> _Records supplied_
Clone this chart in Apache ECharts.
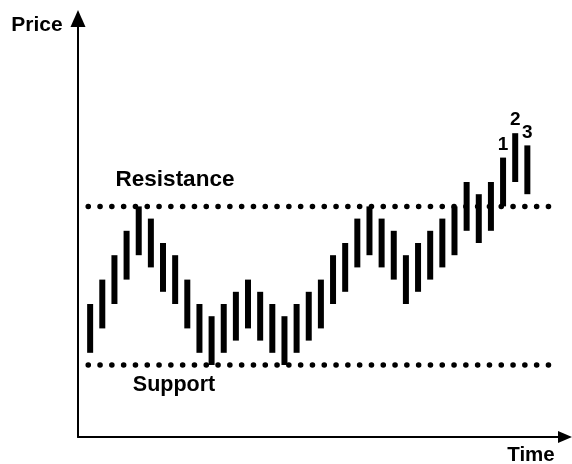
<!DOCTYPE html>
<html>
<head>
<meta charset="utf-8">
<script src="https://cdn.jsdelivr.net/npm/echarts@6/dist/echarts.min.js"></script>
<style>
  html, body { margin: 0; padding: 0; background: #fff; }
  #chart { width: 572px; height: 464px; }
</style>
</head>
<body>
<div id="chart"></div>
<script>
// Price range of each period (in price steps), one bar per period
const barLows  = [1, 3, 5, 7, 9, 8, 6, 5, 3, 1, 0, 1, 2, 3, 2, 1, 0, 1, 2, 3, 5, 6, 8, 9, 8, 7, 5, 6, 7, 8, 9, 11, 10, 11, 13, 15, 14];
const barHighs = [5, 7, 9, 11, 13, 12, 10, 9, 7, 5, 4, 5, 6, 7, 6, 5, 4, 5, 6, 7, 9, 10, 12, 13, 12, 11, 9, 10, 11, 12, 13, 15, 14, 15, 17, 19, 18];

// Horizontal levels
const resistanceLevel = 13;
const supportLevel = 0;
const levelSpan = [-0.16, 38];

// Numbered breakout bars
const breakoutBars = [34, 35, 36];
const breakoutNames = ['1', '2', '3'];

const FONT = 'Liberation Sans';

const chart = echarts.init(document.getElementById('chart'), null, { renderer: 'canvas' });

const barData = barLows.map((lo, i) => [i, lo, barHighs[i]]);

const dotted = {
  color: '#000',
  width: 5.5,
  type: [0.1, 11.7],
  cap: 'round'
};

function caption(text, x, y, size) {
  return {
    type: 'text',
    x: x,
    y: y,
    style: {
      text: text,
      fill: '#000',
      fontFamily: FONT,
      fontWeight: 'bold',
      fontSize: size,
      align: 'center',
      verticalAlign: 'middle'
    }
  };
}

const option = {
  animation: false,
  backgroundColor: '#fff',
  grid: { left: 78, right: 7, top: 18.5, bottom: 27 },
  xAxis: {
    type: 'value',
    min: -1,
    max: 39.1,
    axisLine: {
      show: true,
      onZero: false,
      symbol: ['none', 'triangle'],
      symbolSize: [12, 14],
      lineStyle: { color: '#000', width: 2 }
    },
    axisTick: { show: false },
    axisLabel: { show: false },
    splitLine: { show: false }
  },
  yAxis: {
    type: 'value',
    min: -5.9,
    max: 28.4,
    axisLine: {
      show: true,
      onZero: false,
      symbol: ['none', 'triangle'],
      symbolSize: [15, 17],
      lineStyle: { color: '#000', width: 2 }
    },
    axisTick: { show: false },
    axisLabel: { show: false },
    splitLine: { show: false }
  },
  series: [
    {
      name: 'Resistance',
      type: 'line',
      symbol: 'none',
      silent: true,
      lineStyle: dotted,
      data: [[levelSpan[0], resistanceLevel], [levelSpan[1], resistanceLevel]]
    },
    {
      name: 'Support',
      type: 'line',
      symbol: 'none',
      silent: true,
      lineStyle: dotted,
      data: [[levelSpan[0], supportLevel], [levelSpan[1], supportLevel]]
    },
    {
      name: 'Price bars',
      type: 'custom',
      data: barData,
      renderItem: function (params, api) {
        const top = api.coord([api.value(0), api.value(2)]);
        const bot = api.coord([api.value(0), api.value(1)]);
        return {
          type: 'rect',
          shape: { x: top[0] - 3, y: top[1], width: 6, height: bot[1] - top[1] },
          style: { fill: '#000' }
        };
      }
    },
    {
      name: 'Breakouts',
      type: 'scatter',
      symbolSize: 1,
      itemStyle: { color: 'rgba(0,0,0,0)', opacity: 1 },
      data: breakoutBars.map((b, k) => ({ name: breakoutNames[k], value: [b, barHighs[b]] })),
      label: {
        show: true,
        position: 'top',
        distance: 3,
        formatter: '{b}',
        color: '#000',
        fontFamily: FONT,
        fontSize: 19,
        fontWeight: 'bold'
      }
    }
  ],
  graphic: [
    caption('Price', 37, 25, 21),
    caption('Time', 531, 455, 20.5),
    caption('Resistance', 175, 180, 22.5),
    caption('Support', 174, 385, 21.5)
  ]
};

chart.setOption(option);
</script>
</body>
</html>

==

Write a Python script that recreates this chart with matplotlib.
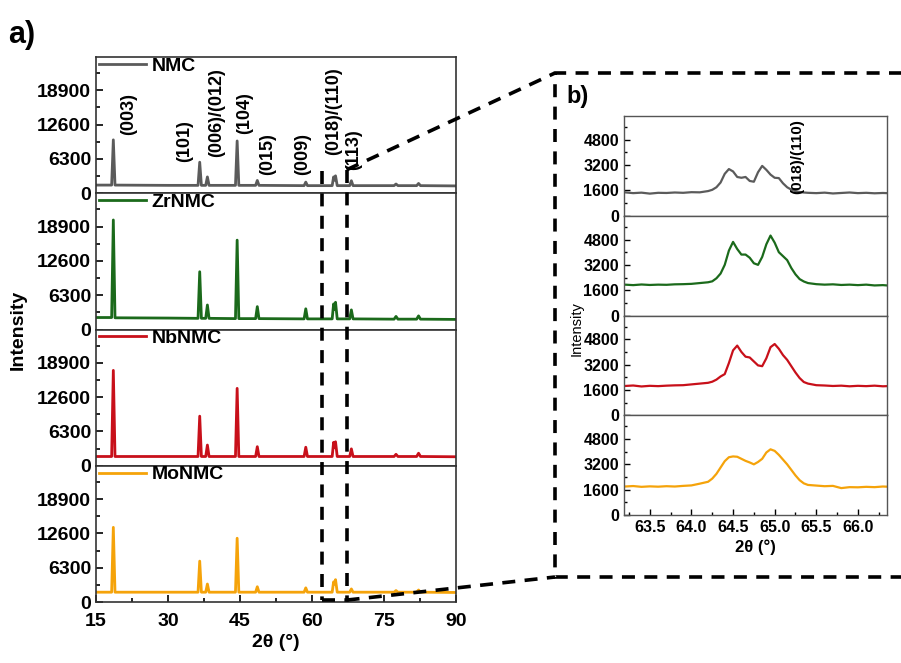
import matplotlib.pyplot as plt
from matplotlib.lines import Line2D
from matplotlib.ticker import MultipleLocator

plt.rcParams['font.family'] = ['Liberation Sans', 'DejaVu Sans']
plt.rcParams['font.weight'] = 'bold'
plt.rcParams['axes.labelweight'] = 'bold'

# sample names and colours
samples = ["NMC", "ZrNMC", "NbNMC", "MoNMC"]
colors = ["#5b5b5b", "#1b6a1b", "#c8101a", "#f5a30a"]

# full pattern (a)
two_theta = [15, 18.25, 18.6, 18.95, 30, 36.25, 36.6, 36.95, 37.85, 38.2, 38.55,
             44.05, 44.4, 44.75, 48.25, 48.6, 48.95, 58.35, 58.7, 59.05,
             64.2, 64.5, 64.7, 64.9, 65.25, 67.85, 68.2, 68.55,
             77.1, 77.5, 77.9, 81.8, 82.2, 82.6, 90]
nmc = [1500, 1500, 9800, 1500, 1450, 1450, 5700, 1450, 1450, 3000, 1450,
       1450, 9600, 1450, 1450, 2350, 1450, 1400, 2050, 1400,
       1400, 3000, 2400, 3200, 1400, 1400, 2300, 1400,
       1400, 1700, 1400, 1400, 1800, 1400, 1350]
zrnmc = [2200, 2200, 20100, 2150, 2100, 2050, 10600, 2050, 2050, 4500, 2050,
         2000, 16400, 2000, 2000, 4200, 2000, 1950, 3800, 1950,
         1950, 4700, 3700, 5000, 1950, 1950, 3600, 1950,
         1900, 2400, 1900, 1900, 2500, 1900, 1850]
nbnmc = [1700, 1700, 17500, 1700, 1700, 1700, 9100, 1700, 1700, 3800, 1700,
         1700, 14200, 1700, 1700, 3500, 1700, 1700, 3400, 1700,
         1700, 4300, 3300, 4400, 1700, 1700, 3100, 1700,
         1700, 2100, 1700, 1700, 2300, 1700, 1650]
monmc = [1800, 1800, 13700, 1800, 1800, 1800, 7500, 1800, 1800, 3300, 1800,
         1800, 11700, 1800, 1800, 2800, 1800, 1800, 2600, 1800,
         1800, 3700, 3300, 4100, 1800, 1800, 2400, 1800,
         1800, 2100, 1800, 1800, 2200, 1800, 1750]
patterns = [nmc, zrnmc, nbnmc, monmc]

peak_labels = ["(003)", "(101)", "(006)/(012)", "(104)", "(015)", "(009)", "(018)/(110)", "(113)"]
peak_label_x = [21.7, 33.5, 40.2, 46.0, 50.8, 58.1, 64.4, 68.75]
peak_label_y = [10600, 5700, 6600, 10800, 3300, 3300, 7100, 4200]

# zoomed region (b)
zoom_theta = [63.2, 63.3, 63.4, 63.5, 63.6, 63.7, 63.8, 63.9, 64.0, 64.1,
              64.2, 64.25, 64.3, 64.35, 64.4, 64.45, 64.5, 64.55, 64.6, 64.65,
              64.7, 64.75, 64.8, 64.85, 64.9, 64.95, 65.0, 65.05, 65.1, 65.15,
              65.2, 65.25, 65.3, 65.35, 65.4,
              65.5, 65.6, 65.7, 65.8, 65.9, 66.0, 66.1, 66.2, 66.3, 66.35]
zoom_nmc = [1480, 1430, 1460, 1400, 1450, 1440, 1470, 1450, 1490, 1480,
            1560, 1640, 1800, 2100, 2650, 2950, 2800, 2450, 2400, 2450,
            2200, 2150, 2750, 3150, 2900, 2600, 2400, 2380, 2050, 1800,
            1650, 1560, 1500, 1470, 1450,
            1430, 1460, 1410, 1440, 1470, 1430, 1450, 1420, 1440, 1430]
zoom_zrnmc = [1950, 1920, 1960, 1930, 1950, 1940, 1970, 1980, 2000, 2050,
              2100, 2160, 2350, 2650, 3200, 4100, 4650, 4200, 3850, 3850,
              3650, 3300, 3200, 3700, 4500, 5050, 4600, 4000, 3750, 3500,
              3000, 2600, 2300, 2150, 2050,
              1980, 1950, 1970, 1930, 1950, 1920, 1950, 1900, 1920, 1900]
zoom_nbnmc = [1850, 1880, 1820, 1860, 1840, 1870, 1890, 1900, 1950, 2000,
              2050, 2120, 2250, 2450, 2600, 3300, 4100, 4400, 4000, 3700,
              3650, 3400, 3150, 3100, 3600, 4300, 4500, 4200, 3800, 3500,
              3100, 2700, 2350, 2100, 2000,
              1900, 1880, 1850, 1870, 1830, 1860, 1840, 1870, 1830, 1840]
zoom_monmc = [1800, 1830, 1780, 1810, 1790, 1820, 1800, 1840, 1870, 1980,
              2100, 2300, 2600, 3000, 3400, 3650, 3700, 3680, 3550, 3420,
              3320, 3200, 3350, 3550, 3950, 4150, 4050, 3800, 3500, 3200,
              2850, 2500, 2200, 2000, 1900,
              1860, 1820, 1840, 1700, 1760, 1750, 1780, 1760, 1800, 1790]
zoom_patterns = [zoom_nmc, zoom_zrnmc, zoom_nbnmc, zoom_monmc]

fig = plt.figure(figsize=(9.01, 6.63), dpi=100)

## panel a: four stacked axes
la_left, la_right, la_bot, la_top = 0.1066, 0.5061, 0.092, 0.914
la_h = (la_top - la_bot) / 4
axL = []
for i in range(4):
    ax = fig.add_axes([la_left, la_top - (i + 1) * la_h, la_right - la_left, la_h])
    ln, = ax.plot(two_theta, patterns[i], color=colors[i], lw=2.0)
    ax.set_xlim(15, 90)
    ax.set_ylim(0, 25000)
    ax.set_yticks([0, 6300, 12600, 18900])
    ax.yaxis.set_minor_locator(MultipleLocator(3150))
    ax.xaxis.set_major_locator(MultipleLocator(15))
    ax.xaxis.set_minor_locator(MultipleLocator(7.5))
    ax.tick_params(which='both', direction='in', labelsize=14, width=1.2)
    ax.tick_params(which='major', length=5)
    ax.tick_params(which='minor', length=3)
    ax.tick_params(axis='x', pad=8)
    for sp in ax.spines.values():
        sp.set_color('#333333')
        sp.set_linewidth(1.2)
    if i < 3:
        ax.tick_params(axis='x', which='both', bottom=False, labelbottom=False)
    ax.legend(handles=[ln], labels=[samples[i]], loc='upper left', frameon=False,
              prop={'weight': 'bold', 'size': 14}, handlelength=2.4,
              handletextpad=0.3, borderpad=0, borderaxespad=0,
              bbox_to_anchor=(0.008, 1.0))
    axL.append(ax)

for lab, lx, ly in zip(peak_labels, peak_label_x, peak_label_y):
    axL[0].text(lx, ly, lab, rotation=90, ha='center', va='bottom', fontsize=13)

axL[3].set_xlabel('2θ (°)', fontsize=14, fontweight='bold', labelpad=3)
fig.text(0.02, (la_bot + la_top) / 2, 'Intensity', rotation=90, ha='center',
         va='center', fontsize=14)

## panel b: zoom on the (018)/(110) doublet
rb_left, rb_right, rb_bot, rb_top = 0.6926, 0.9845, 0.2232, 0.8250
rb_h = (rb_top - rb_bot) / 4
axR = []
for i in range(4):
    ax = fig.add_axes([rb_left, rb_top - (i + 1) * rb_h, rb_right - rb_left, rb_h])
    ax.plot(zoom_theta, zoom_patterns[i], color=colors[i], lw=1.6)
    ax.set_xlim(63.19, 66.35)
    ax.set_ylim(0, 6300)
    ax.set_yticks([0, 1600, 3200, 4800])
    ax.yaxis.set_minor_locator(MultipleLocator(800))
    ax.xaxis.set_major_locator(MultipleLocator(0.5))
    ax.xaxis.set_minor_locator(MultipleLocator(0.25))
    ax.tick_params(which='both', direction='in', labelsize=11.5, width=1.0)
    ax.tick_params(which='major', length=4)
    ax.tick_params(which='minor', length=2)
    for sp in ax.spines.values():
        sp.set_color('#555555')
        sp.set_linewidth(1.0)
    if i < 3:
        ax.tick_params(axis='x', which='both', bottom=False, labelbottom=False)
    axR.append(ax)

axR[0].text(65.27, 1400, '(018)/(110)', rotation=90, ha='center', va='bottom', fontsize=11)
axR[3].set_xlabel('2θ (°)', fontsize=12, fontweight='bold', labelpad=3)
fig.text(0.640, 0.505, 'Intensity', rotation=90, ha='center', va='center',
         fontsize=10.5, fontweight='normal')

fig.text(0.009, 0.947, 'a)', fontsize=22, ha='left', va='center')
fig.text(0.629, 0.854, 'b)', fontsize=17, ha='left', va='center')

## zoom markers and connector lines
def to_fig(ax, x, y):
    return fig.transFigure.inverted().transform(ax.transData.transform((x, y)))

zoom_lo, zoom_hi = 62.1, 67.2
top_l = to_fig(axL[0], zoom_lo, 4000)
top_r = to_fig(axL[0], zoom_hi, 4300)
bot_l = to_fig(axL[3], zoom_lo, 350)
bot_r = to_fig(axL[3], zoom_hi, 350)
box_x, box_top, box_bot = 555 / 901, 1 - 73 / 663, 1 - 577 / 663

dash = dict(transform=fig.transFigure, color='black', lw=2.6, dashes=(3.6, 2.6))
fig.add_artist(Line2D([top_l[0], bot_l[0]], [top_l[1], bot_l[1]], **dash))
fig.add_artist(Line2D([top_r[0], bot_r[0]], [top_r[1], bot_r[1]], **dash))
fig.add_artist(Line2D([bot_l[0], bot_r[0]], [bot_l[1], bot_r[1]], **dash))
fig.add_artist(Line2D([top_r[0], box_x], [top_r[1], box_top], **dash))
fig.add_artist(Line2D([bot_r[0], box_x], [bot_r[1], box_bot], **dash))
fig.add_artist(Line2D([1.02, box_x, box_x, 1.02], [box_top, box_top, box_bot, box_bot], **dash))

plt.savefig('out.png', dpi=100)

> _Exercise prompt_
Copy only what runs above from the line containing "Write a Python" through the line containing "from matplotlib.ticker import MultipleLocator", exactly. Leave out the pictures.

> _Reply to the exercise_
Write a Python script that recreates this chart with matplotlib.
import matplotlib.pyplot as plt
from matplotlib.lines import Line2D
from matplotlib.ticker import MultipleLocator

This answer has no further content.